Biden's words may well remind us of Bush’s speech about the war on terror. Since 9/11, many jihadist leaders have died at the hands of the United States. They define those series of operations as "targeted killings".
In 2006, American forces killed the Jordanian terrorist Abu Musab al-Zarqawi, the ferocious leader of al Qaeda in Iraq and the alleged author behind the terrible videos of the executions of Western hostages. A missile was launched from an airplane against his hiding place in Baghdad.
The death of Abu Musab al-Zarqawi is part of the war in Iraq, a country responsible, according to the Bush administration, for being a base for terrorism and for hiding weapons of mass destruction.
During the Obama administration, however, Bin Laden was Al Qaeda’s leader and was hit during the night of May 1, 2011. He was killed in Abbottabad by American counter-terrorism forces, in Pakistan, after a ten-year hunt.
A single bullet launched by one of the Navy Seal commandos was enough to kill Bin Laden. The fact that he was in Pakistan caused a lot of controversy about how reliable Pakistan could be in the fight against terrorism.
In 2019, then President Donald Trump announced the death of Hamza Bin Laden, son of Osama and his apparent successor at the top of al Qaeda, during a raid in the region on the border between Afghanistan and Pakistan.
Photo: NJ Department of Homeland Security, Public domain, via Wikimedia Commons
Also in 2019, on the night between 26 and 27 October, Abu Bakr Al Baghdadi was killed in northwestern Syria. He was the number 1 of Isis at the time, the Islamic caliphate formed between Iraq and Syria and considered the new base of anti-Western terrorism.
It was him who took his own life, detonating an explosive vest during the raid, after taking refuge in a tunnel. Three of his children who he had brought with him also died.
The name of Abu Ibrahim al-Hashimi Al Qurashi was also linked to Isis. He was killed on February 3, 2022 in an American special forces raid in Syria. Again, the ISIS leader took off by detonating a bomb inside his house (in the photo) where his family was as well.
On July 12, 2022, another emblematic figure also lost his life near Jindires in Syria.

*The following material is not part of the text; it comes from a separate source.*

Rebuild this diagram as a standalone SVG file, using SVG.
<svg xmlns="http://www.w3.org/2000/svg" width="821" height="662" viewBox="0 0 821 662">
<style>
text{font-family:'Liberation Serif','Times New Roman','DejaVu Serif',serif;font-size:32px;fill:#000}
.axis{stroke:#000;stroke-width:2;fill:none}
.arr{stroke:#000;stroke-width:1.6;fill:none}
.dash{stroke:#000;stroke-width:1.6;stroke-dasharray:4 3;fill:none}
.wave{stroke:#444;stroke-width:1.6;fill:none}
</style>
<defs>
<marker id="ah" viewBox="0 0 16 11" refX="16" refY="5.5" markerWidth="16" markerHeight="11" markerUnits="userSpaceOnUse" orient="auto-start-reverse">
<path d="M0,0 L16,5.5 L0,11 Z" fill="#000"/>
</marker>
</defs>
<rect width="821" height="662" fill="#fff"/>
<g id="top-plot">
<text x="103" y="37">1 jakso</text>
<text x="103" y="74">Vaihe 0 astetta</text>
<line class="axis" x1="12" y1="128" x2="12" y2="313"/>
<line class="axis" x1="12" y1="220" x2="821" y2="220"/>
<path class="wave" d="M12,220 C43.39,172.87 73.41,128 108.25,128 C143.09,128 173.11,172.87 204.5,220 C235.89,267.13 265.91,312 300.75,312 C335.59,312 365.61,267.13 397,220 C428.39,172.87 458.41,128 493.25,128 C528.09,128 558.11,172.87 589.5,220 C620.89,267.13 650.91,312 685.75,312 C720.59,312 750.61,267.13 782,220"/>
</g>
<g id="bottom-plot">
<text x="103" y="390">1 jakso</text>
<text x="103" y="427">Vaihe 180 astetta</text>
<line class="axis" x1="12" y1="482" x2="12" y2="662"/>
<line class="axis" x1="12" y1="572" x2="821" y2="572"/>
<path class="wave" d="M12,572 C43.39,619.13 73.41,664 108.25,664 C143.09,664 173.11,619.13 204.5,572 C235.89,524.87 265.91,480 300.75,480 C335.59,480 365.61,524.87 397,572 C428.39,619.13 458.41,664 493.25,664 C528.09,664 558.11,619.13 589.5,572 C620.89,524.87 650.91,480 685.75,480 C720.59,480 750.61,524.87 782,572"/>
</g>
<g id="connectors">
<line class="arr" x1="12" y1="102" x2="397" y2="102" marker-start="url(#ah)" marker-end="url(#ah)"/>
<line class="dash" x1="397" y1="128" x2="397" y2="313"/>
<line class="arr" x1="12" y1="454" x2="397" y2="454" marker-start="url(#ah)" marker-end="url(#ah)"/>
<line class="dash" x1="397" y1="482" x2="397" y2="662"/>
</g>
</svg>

A drone strike hit Maher Al Agal. He was considered one of the five most important leaders of ISIS.
In the photo, the site of the attack.
There are many unresolved issues in the war on terrorism, but the fact remains that it is a crime that has no possible justification, whatever its motivation or origin.
Newspapers around the world are already discussing who could be the successor of al-Zawahiri at the top of Al Qaeda. Al Jazeera had already talked about the interim appointment of Saif al Adel, al-Zawahiri's right-hand man, who could take on the role of the organization's leader.
Besides Al Adel, there’s various candidates who would be eager to take over leadership of Al Qaeda. This would indicate that the killing of yet another jihadist leader doesn’t put an end to the war on terror, rather it seems to be far from over.